If stock market prices are like a jet skier on a triple-espresso, home prices are like a giant cargo ship, which decelerates and turns slowly. It took a few months from when the big economic changes began, but the high year-over-year appreciation rates of recent years are now dropping fast in Bay Area markets - and in San Francisco, the rate turned slightly negative in June - though the degree of any actual, longer-term "correction" to prices, if it occurs, remains to be seen.
A correction is not a crash. The precipitating factor in the 2008 crash - tens of millions of households talked into home loans they couldn't afford, forcing frantic sales during a recession - does not apply today. Indeed, mortgage payments as a percentage of income are close to all-time lows (and most homeowners' mortgages are also at historically low rates). Outside the 2008 crash, market corrections over the last 4 decades typically ran from a simple flattening in appreciation, to price adjustments of 5% to 10% (relatively small compared to the appreciation rates which preceded them). It is far too early, with far too many factors at play, to make predictions.

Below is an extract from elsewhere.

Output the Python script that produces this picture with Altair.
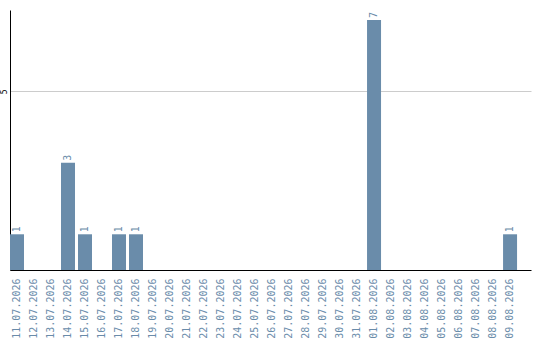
import altair as alt
import pandas as pd

dates = [
    "11.07.2026", "12.07.2026", "13.07.2026", "14.07.2026", "15.07.2026",
    "16.07.2026", "17.07.2026", "18.07.2026", "19.07.2026", "20.07.2026",
    "21.07.2026", "22.07.2026", "23.07.2026", "24.07.2026", "25.07.2026",
    "26.07.2026", "27.07.2026", "28.07.2026", "29.07.2026", "30.07.2026",
    "31.07.2026", "01.08.2026", "02.08.2026", "03.08.2026", "04.08.2026",
    "05.08.2026", "06.08.2026", "07.08.2026", "08.08.2026", "09.08.2026",
]
counts = [1, 0, 0, 3, 1, 0, 1, 1, 0, 0,
          0, 0, 0, 0, 0, 0, 0, 0, 0, 0,
          0, 7, 0, 0, 0, 0, 0, 0, 0, 1]

df = pd.DataFrame({"date": dates, "count": counts})

bar_color = "#6a8caa"
label_color = "#6a8caa"
mono = "DejaVu Sans Mono"

x_enc = alt.X(
    "date:N",
    sort=dates,
    title=None,
    scale=alt.Scale(paddingInner=3 / 17, paddingOuter=0.41, align=0),
    axis=alt.Axis(
        labelAngle=-90,
        labelFont=mono,
        labelFontSize=10,
        labelColor=label_color,
        labelPadding=8,
        labelOverlap=False,
        ticks=False,
        domainColor="#000000",
        domainWidth=1,
        grid=False,
    ),
)

y_enc = alt.Y(
    "count:Q",
    title=None,
    scale=alt.Scale(domain=[0, 7.28], nice=False),
    axis=alt.Axis(
        values=[5],
        labelAngle=-90,
        labelFont=mono,
        labelFontSize=8,
        labelColor="#000000",
        labelPadding=2,
        labelAlign="center",
        labelBaseline="bottom",
        ticks=False,
        domainColor="#000000",
        domainWidth=1,
        grid=True,
        gridColor="#cccccc",
        gridWidth=1,
    ),
)

bars = alt.Chart(df).mark_bar(color=bar_color).encode(x=x_enc, y=y_enc)

labels = (
    alt.Chart(df)
    .transform_filter("datum.count > 0")
    .mark_text(
        angle=270,
        align="left",
        baseline="middle",
        dx=2,
        font=mono,
        fontSize=10,
        color=label_color,
    )
    .encode(x=x_enc, y=y_enc, text="count:Q")
)

chart = (
    alt.layer(bars, labels)
    .properties(
        width=521,
        height=260,
        padding={"left": 10, "top": 10, "right": 9, "bottom": 70},
        autosize=alt.AutoSizeParams(type="none"),
        view=alt.ViewBackground(strokeOpacity=0, strokeWidth=0),
    )
    .configure_view(strokeOpacity=0, strokeWidth=0)
    .configure(background="#ffffff")
)

chart.save("out.html", embed_options={"renderer": "svg", "actions": False})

An overheated market cooling or normalizing, slowing from an unsustainable rate of acceleration, does not imply a weak market by historical standards, even if the speed and scale of the change is startling. This report will review year-over-year changes in supply and demand, reflecting the significant adjustments occurring, but also longer-term trends to provide greater context to these recent changes.
Monthly data can be volatile, fluctuating according to a number of factors including market seasonality. For example, in most Bay Area markets, it is not unusual for median sales prices to peak for the year in spring or early summer. It is best not to jump to definitive conclusions based on a few months of data, much less a single month's: Longer-term data is more meaningful than short-term fluctuations.
Different regions and market segments are cooling at different speeds and each region has unique conditions. And in the Bay Area, each home is relatively unique as well. But barring very special circumstances, markets across the Bay Area (and the country) can be expected to eventually move in roughly parallel directions because of the broad macroeconomic factors at play. Within this report is a link to a review of many of these factors. As of July 7, 2022, according to FHLMC, the average weekly mortgage rate for a 30-year fixed rate loan fell to 5.3% from 5.81% two weeks earlier.